WORK TO DO
Print only the lines from the top of the data through the line with "5.619], [70, 5.148]];", both included, skipping every picture.

GIVEN DATA

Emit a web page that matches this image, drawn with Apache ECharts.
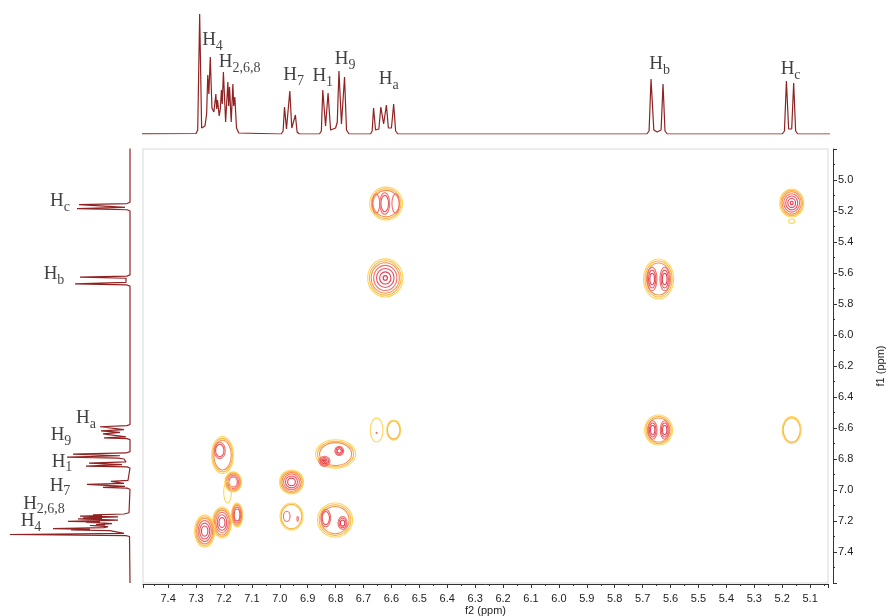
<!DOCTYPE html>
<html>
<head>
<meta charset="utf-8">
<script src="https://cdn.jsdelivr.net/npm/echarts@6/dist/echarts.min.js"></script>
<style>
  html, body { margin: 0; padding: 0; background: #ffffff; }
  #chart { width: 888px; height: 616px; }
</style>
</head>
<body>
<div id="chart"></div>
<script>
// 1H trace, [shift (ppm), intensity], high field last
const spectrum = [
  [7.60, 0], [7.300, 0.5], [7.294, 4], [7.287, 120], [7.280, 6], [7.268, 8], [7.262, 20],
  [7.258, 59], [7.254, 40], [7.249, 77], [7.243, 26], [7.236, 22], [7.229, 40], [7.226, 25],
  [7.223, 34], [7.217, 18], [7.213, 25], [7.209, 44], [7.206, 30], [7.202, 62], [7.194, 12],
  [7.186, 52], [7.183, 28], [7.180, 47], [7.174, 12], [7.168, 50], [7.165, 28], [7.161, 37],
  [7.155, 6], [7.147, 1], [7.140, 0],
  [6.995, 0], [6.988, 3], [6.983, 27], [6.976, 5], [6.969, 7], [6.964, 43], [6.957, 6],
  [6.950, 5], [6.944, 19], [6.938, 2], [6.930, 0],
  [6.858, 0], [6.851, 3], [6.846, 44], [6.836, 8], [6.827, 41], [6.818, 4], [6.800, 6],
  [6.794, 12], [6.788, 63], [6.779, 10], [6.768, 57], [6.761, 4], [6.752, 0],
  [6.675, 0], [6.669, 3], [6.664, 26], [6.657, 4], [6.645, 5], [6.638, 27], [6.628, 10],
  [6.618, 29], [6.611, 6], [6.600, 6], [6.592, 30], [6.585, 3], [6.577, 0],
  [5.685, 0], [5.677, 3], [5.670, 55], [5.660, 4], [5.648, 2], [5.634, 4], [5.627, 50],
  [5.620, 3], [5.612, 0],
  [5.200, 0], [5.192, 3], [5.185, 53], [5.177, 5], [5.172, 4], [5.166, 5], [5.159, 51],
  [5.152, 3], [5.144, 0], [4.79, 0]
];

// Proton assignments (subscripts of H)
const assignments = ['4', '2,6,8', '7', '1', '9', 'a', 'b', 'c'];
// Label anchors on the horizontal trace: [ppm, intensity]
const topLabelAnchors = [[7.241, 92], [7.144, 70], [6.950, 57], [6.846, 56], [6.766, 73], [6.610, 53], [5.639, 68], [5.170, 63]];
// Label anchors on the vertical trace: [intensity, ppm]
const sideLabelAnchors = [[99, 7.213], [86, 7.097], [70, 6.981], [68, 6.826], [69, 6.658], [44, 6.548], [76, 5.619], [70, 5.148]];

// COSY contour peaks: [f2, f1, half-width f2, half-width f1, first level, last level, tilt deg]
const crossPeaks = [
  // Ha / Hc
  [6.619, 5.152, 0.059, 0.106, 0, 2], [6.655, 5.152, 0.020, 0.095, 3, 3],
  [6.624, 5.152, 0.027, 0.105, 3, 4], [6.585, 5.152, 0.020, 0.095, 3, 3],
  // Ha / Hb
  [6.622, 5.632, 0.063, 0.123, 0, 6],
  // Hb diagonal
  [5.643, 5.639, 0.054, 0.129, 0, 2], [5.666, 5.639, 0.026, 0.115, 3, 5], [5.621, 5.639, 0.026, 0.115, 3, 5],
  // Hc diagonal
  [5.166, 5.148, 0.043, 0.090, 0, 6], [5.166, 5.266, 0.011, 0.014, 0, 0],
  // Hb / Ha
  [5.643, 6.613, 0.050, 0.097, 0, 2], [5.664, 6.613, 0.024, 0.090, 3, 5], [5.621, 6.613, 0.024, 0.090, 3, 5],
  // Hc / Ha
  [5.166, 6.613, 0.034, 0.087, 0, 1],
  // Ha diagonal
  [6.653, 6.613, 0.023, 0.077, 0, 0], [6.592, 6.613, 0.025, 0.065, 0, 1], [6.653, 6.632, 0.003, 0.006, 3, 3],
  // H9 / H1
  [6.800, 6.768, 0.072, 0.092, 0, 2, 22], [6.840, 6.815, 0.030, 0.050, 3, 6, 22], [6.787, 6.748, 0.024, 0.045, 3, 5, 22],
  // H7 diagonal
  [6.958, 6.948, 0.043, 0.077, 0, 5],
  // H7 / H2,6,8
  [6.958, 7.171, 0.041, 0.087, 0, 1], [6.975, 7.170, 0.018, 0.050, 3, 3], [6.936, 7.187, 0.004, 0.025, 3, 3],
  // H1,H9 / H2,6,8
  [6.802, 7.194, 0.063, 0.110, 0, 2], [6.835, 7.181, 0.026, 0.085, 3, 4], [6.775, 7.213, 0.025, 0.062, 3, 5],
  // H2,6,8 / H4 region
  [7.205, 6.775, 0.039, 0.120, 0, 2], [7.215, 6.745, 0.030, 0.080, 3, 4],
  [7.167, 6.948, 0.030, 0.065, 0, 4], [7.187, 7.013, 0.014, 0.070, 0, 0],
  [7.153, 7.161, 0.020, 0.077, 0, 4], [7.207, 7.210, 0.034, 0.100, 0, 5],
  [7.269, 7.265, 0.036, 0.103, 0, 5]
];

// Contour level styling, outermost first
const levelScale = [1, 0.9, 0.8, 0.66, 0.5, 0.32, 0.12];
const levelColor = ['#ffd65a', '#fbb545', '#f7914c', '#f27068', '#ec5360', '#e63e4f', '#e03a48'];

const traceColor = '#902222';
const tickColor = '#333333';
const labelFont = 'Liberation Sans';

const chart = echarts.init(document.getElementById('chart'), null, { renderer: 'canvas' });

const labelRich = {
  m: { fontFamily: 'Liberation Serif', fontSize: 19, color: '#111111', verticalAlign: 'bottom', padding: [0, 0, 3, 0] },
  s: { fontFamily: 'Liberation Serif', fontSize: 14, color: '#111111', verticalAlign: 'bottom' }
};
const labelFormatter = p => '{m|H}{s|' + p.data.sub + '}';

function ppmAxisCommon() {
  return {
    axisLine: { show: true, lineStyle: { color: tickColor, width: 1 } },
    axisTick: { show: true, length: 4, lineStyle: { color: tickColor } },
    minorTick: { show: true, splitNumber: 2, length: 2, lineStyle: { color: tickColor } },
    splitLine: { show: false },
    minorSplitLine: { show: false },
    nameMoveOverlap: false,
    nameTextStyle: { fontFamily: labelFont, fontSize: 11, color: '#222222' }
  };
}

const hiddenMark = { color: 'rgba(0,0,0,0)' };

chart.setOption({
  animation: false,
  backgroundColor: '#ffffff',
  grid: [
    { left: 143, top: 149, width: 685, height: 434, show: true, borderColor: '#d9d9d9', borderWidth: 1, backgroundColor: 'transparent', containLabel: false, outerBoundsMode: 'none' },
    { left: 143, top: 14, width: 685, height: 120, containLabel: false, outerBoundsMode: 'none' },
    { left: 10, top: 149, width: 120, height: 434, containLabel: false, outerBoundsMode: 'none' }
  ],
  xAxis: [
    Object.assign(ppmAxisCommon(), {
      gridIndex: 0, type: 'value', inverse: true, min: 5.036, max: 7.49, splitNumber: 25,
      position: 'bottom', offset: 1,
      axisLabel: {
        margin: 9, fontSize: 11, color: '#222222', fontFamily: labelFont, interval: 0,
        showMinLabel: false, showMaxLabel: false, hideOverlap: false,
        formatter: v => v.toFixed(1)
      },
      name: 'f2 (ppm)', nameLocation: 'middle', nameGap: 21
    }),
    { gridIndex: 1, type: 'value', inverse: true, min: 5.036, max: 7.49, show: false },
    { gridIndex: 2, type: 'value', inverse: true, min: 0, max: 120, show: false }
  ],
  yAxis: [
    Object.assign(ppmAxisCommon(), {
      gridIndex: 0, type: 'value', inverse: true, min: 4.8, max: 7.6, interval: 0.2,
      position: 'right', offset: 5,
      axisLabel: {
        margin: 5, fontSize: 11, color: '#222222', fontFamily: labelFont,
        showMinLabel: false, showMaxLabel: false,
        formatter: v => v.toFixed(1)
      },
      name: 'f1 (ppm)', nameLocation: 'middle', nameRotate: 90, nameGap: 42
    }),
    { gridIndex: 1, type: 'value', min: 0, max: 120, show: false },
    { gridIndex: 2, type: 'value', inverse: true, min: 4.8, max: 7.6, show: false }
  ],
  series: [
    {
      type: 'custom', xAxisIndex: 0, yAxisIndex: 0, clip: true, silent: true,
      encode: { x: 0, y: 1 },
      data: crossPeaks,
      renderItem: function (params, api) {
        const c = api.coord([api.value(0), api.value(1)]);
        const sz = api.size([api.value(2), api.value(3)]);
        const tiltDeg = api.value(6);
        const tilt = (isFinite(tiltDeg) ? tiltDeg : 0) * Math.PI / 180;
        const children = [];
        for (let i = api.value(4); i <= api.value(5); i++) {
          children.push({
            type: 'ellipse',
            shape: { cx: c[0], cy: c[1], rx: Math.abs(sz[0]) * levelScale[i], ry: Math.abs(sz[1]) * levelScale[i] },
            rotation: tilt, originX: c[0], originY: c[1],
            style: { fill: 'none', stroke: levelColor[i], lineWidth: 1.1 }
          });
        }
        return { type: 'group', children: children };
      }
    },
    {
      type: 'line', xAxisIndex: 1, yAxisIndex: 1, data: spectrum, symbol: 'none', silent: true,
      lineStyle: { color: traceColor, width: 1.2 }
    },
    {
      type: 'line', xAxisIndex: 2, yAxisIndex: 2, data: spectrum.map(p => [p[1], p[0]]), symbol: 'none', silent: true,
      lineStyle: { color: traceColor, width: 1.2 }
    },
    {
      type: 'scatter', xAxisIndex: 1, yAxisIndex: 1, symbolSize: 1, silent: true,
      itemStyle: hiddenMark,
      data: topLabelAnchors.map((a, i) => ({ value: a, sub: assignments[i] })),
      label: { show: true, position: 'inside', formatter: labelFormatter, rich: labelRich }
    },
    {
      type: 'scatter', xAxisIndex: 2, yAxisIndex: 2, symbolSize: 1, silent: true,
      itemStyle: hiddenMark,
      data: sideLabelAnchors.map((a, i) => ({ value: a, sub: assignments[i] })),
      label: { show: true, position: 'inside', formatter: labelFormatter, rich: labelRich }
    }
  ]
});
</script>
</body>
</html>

FINISHED ANSWER
Emit a web page that matches this image, drawn with Apache ECharts.
<!DOCTYPE html>
<html>
<head>
<meta charset="utf-8">
<script src="https://cdn.jsdelivr.net/npm/echarts@6/dist/echarts.min.js"></script>
<style>
  html, body { margin: 0; padding: 0; background: #ffffff; }
  #chart { width: 888px; height: 616px; }
</style>
</head>
<body>
<div id="chart"></div>
<script>
// 1H trace, [shift (ppm), intensity], high field last
const spectrum = [
  [7.60, 0], [7.300, 0.5], [7.294, 4], [7.287, 120], [7.280, 6], [7.268, 8], [7.262, 20],
  [7.258, 59], [7.254, 40], [7.249, 77], [7.243, 26], [7.236, 22], [7.229, 40], [7.226, 25],
  [7.223, 34], [7.217, 18], [7.213, 25], [7.209, 44], [7.206, 30], [7.202, 62], [7.194, 12],
  [7.186, 52], [7.183, 28], [7.180, 47], [7.174, 12], [7.168, 50], [7.165, 28], [7.161, 37],
  [7.155, 6], [7.147, 1], [7.140, 0],
  [6.995, 0], [6.988, 3], [6.983, 27], [6.976, 5], [6.969, 7], [6.964, 43], [6.957, 6],
  [6.950, 5], [6.944, 19], [6.938, 2], [6.930, 0],
  [6.858, 0], [6.851, 3], [6.846, 44], [6.836, 8], [6.827, 41], [6.818, 4], [6.800, 6],
  [6.794, 12], [6.788, 63], [6.779, 10], [6.768, 57], [6.761, 4], [6.752, 0],
  [6.675, 0], [6.669, 3], [6.664, 26], [6.657, 4], [6.645, 5], [6.638, 27], [6.628, 10],
  [6.618, 29], [6.611, 6], [6.600, 6], [6.592, 30], [6.585, 3], [6.577, 0],
  [5.685, 0], [5.677, 3], [5.670, 55], [5.660, 4], [5.648, 2], [5.634, 4], [5.627, 50],
  [5.620, 3], [5.612, 0],
  [5.200, 0], [5.192, 3], [5.185, 53], [5.177, 5], [5.172, 4], [5.166, 5], [5.159, 51],
  [5.152, 3], [5.144, 0], [4.79, 0]
];

// Proton assignments (subscripts of H)
const assignments = ['4', '2,6,8', '7', '1', '9', 'a', 'b', 'c'];
// Label anchors on the horizontal trace: [ppm, intensity]
const topLabelAnchors = [[7.241, 92], [7.144, 70], [6.950, 57], [6.846, 56], [6.766, 73], [6.610, 53], [5.639, 68], [5.170, 63]];
// Label anchors on the vertical trace: [intensity, ppm]
const sideLabelAnchors = [[99, 7.213], [86, 7.097], [70, 6.981], [68, 6.826], [69, 6.658], [44, 6.548], [76, 5.619], [70, 5.148]];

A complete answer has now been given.